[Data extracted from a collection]
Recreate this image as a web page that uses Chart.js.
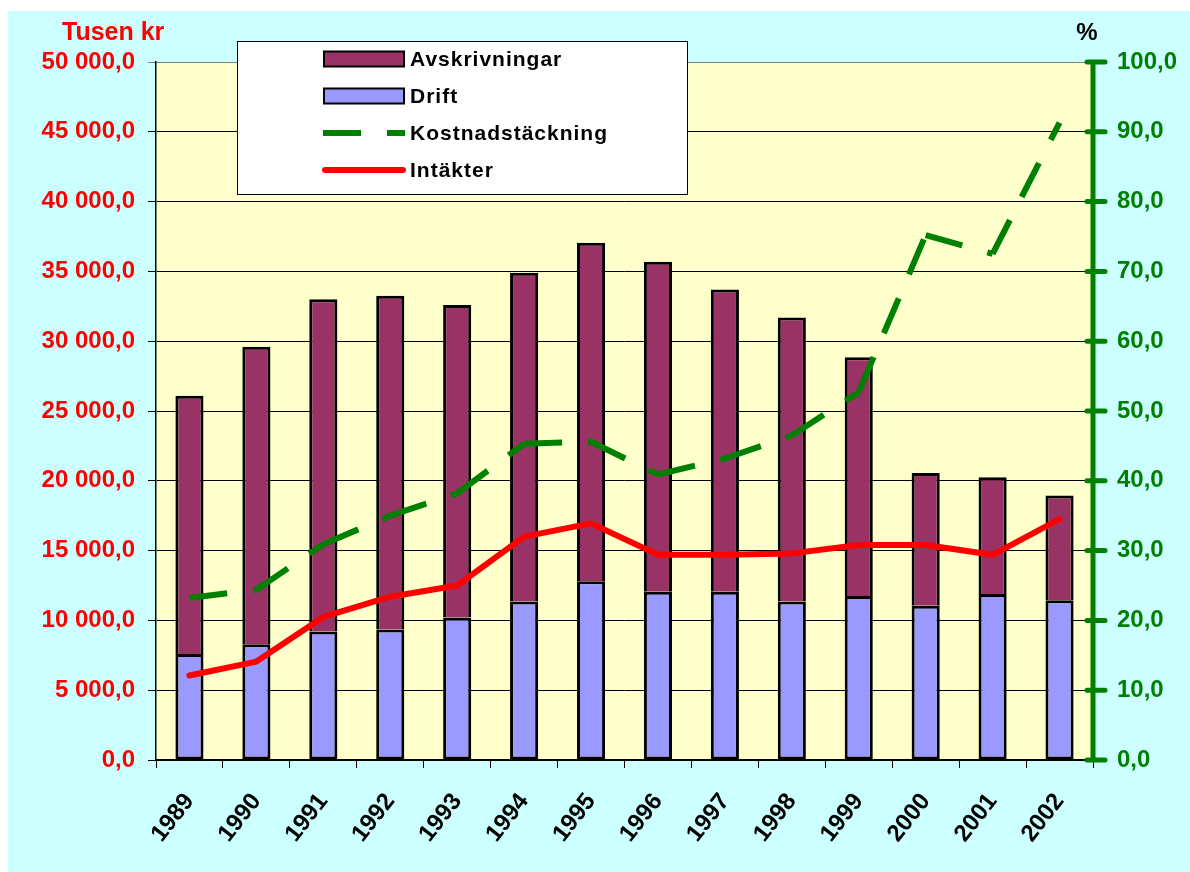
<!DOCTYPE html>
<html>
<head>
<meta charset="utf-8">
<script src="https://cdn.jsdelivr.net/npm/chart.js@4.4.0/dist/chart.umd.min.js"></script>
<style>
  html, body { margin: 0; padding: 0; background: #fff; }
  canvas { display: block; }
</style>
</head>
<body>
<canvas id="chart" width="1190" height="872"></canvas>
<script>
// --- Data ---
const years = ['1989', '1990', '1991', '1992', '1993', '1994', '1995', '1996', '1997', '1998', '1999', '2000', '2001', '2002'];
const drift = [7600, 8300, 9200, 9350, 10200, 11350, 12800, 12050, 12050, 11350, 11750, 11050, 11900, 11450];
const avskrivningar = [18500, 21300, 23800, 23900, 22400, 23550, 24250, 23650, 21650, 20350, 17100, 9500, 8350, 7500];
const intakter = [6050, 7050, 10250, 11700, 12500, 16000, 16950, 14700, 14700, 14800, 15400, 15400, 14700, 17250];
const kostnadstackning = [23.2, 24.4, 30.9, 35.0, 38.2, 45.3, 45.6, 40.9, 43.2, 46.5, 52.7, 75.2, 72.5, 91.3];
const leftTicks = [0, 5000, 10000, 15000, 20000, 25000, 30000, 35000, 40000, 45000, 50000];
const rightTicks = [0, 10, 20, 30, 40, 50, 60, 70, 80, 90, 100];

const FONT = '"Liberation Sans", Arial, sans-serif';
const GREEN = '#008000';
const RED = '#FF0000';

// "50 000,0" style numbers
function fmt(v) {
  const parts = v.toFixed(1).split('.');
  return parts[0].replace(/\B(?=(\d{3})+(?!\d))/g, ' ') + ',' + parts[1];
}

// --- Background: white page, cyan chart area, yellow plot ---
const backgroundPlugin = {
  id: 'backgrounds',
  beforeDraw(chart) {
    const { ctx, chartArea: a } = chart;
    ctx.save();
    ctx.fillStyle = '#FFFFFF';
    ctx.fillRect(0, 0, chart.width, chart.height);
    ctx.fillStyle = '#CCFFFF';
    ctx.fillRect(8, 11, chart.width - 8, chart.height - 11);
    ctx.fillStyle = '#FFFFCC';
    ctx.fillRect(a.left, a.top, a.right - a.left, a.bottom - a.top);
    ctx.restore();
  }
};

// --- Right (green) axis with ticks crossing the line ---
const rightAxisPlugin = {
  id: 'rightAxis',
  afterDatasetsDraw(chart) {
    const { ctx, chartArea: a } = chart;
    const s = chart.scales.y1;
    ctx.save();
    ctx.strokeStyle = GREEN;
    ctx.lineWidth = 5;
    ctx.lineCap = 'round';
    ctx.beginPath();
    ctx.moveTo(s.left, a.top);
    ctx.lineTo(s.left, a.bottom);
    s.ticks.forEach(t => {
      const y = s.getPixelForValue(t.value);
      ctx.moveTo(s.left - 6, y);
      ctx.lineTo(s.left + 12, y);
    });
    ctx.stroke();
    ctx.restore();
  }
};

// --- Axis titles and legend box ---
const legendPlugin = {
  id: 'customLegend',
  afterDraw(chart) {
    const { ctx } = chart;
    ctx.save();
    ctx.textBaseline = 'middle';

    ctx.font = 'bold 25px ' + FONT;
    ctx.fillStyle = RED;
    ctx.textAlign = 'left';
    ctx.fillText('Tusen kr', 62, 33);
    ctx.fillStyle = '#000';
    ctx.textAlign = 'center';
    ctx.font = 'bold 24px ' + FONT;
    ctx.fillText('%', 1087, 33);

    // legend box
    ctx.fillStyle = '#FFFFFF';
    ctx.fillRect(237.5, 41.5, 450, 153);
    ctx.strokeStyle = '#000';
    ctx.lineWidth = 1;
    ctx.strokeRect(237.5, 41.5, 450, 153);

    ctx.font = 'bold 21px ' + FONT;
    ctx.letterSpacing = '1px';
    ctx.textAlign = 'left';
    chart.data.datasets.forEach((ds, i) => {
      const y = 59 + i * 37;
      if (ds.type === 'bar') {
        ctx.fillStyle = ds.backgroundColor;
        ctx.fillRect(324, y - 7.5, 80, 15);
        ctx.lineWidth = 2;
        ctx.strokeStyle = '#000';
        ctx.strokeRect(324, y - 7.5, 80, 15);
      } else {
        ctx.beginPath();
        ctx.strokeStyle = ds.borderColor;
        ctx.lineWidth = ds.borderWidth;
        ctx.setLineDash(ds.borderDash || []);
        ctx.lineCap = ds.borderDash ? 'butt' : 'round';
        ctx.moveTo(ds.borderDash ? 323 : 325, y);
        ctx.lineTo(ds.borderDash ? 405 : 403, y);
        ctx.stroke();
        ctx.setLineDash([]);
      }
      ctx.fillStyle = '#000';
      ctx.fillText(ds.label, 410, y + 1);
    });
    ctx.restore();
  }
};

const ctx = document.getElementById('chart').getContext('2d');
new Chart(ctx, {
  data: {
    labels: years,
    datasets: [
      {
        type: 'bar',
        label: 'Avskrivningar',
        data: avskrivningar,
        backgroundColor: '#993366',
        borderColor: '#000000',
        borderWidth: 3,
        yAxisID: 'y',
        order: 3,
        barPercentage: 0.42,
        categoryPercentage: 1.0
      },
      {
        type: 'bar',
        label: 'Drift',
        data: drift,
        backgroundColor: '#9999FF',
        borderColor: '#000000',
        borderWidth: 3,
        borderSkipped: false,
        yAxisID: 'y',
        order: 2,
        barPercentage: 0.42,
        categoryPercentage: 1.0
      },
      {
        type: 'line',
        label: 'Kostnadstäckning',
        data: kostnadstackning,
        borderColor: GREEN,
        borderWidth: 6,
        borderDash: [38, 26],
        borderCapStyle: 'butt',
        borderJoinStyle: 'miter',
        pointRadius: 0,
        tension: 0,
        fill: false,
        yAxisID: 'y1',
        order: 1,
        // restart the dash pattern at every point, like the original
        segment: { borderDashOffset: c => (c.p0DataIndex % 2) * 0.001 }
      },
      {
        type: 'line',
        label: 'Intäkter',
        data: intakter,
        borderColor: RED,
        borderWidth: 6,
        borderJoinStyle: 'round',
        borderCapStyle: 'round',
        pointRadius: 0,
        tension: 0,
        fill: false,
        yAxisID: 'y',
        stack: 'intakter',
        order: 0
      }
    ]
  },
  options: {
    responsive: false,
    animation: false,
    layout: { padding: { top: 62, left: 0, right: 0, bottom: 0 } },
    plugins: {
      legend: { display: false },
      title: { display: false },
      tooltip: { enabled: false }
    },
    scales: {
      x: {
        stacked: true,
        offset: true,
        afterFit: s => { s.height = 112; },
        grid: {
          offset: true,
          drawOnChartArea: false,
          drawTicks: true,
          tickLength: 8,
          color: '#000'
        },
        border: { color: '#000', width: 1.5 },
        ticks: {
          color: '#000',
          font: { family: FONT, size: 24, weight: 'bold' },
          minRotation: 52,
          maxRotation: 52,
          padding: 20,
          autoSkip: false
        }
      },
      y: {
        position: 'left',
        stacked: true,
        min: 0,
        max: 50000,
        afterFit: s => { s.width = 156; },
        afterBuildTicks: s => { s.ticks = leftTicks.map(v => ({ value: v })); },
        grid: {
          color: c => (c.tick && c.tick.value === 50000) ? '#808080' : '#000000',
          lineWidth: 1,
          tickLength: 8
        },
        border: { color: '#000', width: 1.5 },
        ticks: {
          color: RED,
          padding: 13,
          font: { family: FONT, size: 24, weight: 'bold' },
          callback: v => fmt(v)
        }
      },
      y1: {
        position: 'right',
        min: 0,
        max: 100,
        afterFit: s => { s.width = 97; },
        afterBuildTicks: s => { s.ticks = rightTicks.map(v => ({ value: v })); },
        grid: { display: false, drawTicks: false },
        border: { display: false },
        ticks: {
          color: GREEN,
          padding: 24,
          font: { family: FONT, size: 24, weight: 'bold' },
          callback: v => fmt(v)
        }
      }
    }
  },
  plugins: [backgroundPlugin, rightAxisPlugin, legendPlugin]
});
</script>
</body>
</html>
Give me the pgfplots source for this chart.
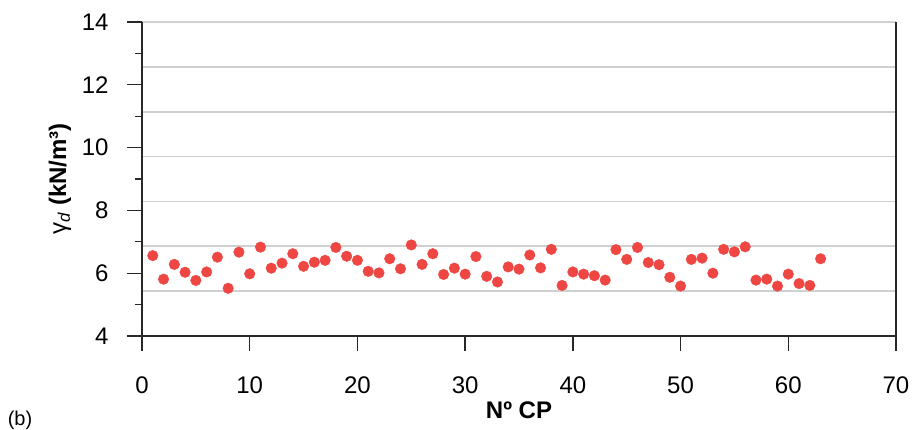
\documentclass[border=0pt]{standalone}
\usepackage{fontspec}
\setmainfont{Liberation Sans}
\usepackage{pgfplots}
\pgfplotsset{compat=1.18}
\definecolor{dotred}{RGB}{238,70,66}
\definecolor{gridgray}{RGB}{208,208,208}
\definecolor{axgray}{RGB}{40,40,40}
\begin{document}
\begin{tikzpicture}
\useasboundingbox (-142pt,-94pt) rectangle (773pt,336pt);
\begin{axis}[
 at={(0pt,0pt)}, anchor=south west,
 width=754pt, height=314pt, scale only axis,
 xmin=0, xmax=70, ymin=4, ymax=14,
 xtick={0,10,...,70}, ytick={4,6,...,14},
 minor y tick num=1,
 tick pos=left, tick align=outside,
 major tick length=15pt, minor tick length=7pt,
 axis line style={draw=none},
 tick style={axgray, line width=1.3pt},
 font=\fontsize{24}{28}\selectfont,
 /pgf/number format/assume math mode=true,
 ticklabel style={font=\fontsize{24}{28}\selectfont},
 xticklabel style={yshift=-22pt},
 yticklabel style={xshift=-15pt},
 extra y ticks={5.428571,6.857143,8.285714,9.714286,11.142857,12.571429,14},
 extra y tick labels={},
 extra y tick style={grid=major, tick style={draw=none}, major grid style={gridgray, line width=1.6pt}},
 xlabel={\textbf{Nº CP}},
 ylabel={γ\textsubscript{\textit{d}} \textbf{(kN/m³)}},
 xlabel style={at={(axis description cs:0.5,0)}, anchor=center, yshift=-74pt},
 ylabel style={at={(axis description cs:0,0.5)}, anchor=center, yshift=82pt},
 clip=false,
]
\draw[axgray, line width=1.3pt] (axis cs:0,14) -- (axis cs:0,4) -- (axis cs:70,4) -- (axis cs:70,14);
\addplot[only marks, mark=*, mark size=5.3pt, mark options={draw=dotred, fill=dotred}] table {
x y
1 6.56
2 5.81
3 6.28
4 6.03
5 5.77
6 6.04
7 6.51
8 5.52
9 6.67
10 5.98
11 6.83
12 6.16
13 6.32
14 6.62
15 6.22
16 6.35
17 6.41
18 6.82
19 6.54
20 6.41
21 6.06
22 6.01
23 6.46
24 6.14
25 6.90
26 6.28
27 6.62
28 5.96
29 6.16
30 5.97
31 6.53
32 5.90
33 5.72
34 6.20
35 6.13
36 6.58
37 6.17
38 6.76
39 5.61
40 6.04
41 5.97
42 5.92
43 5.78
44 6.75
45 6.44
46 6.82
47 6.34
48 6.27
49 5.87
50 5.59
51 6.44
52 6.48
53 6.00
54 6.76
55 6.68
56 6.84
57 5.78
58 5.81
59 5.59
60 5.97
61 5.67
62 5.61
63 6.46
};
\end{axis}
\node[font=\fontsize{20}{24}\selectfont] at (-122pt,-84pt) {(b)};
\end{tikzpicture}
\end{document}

_BRIEF_
Skip the pictures and quote each line of the entries above, from the first through the line with "80, 90, 100];", exactly as it appears.

_EXERCISE RESPONSE_
Recreate this image as a web page that uses Chart.js.
<!DOCTYPE html>
<html>
<head>
<meta charset="utf-8">
<script src="https://cdn.jsdelivr.net/npm/chart.js@4.4.0/dist/chart.umd.min.js"></script>
<style>
  html, body { margin: 0; padding: 0; background: #fff; }
  canvas { display: block; }
</style>
</head>
<body>
<canvas id="chart" width="1190" height="872"></canvas>
<script>
// --- Data ---
const years = ['1989', '1990', '1991', '1992', '1993', '1994', '1995', '1996', '1997', '1998', '1999', '2000', '2001', '2002'];
const drift = [7600, 8300, 9200, 9350, 10200, 11350, 12800, 12050, 12050, 11350, 11750, 11050, 11900, 11450];
const avskrivningar = [18500, 21300, 23800, 23900, 22400, 23550, 24250, 23650, 21650, 20350, 17100, 9500, 8350, 7500];
const intakter = [6050, 7050, 10250, 11700, 12500, 16000, 16950, 14700, 14700, 14800, 15400, 15400, 14700, 17250];
const kostnadstackning = [23.2, 24.4, 30.9, 35.0, 38.2, 45.3, 45.6, 40.9, 43.2, 46.5, 52.7, 75.2, 72.5, 91.3];
const leftTicks = [0, 5000, 10000, 15000, 20000, 25000, 30000, 35000, 40000, 45000, 50000];
const rightTicks = [0, 10, 20, 30, 40, 50, 60, 70, 80, 90, 100];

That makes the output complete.